_DATASET EXTRACT_:
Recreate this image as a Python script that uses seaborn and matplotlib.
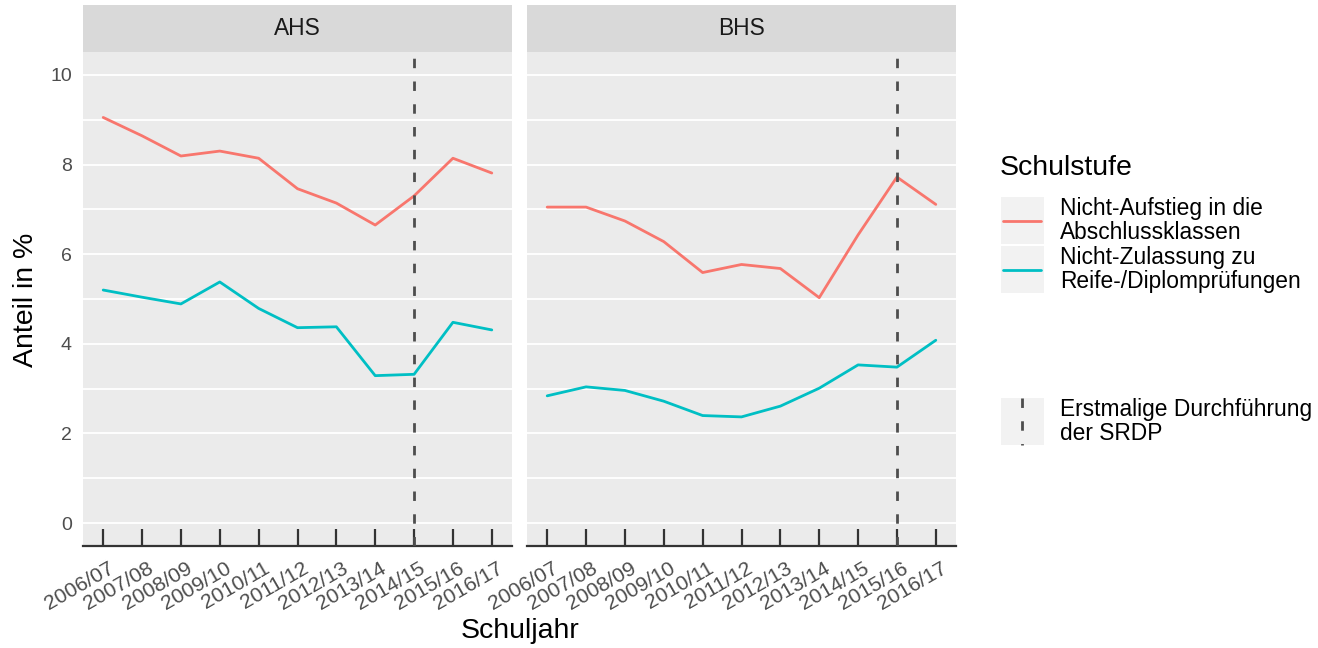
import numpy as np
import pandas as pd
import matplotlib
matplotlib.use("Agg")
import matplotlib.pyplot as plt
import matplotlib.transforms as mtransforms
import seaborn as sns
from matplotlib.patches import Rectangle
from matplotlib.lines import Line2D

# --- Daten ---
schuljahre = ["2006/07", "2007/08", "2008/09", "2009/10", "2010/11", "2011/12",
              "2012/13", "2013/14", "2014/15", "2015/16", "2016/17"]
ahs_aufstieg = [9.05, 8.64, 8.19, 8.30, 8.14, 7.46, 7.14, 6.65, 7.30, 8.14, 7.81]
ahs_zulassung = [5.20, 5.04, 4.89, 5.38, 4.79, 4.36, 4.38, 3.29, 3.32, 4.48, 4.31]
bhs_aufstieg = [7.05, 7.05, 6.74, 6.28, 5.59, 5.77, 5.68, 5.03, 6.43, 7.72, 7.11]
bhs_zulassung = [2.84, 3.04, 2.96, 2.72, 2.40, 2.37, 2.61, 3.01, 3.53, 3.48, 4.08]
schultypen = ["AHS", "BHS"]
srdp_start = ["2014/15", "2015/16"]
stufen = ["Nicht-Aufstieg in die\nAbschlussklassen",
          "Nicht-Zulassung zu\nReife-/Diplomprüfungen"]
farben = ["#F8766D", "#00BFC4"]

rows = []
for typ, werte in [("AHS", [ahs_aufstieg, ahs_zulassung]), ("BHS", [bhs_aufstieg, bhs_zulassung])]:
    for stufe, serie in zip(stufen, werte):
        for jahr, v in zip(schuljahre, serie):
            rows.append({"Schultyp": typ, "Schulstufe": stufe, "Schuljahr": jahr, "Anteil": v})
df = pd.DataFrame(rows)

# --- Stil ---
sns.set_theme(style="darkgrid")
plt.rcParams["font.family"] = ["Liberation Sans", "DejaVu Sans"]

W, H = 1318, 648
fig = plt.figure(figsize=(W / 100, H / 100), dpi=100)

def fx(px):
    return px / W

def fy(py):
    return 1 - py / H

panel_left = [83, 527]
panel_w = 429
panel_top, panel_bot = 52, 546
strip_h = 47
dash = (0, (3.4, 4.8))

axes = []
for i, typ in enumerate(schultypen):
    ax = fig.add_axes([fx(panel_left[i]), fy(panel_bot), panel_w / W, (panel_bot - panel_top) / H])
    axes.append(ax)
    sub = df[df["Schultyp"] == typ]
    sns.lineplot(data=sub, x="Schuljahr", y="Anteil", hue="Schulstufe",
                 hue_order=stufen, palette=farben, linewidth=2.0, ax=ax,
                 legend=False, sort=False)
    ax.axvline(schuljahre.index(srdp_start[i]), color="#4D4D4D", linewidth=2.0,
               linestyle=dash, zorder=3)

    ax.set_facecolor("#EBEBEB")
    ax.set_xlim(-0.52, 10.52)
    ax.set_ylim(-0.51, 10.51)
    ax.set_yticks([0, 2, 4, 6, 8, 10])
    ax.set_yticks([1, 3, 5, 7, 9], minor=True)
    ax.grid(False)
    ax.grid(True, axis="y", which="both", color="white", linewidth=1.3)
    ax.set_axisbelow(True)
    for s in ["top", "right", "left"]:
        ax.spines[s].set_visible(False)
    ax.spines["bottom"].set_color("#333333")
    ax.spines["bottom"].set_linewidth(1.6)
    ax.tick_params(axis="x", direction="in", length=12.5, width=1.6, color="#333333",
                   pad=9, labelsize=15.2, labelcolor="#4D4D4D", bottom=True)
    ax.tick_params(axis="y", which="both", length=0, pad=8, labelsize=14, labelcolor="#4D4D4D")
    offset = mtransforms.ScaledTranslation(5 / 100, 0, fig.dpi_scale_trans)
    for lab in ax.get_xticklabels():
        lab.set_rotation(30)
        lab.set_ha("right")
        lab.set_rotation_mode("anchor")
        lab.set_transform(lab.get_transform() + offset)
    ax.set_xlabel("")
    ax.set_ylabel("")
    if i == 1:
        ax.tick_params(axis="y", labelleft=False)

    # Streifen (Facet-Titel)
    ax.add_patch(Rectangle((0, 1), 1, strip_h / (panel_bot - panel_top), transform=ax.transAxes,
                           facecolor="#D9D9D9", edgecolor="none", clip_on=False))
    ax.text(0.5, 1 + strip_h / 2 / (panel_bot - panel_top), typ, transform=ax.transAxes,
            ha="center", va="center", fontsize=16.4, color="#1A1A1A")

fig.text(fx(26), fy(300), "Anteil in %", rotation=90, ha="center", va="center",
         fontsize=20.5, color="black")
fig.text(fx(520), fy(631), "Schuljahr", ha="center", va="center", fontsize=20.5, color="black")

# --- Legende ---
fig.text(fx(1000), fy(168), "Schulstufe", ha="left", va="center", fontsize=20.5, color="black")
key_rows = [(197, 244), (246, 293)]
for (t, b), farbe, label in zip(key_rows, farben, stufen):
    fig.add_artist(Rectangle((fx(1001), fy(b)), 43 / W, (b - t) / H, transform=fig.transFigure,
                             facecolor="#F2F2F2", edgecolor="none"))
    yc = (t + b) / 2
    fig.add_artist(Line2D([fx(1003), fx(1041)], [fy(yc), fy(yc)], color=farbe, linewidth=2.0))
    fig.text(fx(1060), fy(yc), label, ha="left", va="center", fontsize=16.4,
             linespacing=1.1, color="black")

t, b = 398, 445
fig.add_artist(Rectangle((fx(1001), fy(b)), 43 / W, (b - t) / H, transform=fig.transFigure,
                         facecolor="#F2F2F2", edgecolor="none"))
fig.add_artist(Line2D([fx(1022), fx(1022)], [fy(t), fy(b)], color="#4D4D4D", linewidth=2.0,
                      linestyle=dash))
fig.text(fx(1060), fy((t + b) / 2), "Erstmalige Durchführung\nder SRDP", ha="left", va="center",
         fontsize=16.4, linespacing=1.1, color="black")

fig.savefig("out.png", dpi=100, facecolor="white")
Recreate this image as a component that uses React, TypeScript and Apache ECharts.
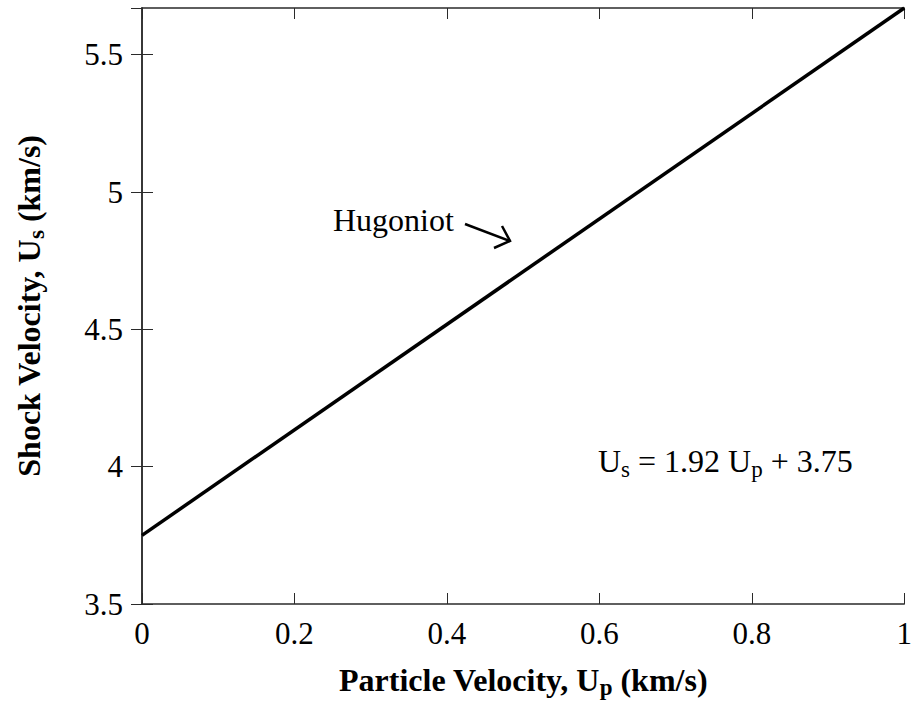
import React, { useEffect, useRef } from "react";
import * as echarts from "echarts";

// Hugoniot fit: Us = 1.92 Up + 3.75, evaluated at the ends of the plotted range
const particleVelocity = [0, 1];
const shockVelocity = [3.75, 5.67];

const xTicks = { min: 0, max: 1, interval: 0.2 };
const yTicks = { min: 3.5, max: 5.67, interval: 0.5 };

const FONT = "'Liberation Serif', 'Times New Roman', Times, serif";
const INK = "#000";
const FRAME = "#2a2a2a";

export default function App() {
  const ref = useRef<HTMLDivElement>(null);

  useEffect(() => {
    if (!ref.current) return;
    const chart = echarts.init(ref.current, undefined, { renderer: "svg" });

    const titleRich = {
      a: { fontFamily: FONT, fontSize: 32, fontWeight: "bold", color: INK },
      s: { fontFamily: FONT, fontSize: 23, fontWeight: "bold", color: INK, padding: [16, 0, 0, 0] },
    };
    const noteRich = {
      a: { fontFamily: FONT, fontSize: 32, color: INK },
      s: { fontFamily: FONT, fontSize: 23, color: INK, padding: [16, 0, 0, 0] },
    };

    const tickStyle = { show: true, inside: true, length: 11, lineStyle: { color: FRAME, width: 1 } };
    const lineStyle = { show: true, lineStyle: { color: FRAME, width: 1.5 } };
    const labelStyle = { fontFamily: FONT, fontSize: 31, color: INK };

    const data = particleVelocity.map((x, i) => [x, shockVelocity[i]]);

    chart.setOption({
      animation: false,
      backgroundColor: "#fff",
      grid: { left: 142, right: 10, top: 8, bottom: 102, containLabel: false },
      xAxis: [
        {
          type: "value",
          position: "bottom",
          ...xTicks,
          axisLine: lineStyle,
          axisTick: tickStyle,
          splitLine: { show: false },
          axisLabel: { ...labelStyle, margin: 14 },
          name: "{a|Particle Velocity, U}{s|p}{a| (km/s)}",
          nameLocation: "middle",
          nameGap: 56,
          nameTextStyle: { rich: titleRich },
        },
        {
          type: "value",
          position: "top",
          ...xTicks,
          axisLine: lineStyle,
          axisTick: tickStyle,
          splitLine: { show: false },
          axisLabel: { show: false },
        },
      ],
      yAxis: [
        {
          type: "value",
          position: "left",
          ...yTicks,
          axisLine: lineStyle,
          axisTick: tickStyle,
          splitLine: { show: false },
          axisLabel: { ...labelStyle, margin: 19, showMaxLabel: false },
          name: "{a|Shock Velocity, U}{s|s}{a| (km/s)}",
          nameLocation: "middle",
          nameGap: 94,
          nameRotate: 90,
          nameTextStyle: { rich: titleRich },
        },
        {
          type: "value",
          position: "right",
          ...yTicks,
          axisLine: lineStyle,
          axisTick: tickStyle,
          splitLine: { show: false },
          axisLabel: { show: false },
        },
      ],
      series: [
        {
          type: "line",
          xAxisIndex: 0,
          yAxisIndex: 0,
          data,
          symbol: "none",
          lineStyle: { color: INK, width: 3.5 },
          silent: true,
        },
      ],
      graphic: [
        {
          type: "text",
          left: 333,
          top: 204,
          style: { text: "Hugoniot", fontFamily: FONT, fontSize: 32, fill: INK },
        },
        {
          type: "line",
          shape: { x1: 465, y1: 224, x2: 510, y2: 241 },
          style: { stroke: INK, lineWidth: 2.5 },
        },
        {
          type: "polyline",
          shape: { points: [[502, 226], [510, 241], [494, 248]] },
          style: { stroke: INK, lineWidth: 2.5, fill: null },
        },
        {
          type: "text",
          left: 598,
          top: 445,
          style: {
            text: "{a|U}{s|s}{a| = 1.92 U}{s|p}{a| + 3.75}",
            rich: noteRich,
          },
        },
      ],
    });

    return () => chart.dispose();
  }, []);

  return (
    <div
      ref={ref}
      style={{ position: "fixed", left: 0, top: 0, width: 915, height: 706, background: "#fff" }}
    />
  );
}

_TO BE DONE_: Your job is to reproduce the lines from the one with "Recreate this image as a component" through the one with "const data = particleVelocity.map((x, i)", both kept, exactly as they are. Leave out the pictures.

_RESULT FOR THIS TASK_:
Recreate this image as a component that uses React, TypeScript and Apache ECharts.
import React, { useEffect, useRef } from "react";
import * as echarts from "echarts";

// Hugoniot fit: Us = 1.92 Up + 3.75, evaluated at the ends of the plotted range
const particleVelocity = [0, 1];
const shockVelocity = [3.75, 5.67];

const xTicks = { min: 0, max: 1, interval: 0.2 };
const yTicks = { min: 3.5, max: 5.67, interval: 0.5 };

const FONT = "'Liberation Serif', 'Times New Roman', Times, serif";
const INK = "#000";
const FRAME = "#2a2a2a";

export default function App() {
  const ref = useRef<HTMLDivElement>(null);

  useEffect(() => {
    if (!ref.current) return;
    const chart = echarts.init(ref.current, undefined, { renderer: "svg" });

    const titleRich = {
      a: { fontFamily: FONT, fontSize: 32, fontWeight: "bold", color: INK },
      s: { fontFamily: FONT, fontSize: 23, fontWeight: "bold", color: INK, padding: [16, 0, 0, 0] },
    };
    const noteRich = {
      a: { fontFamily: FONT, fontSize: 32, color: INK },
      s: { fontFamily: FONT, fontSize: 23, color: INK, padding: [16, 0, 0, 0] },
    };

    const tickStyle = { show: true, inside: true, length: 11, lineStyle: { color: FRAME, width: 1 } };
    const lineStyle = { show: true, lineStyle: { color: FRAME, width: 1.5 } };
    const labelStyle = { fontFamily: FONT, fontSize: 31, color: INK };

    const data = particleVelocity.map((x, i) => [x, shockVelocity[i]]);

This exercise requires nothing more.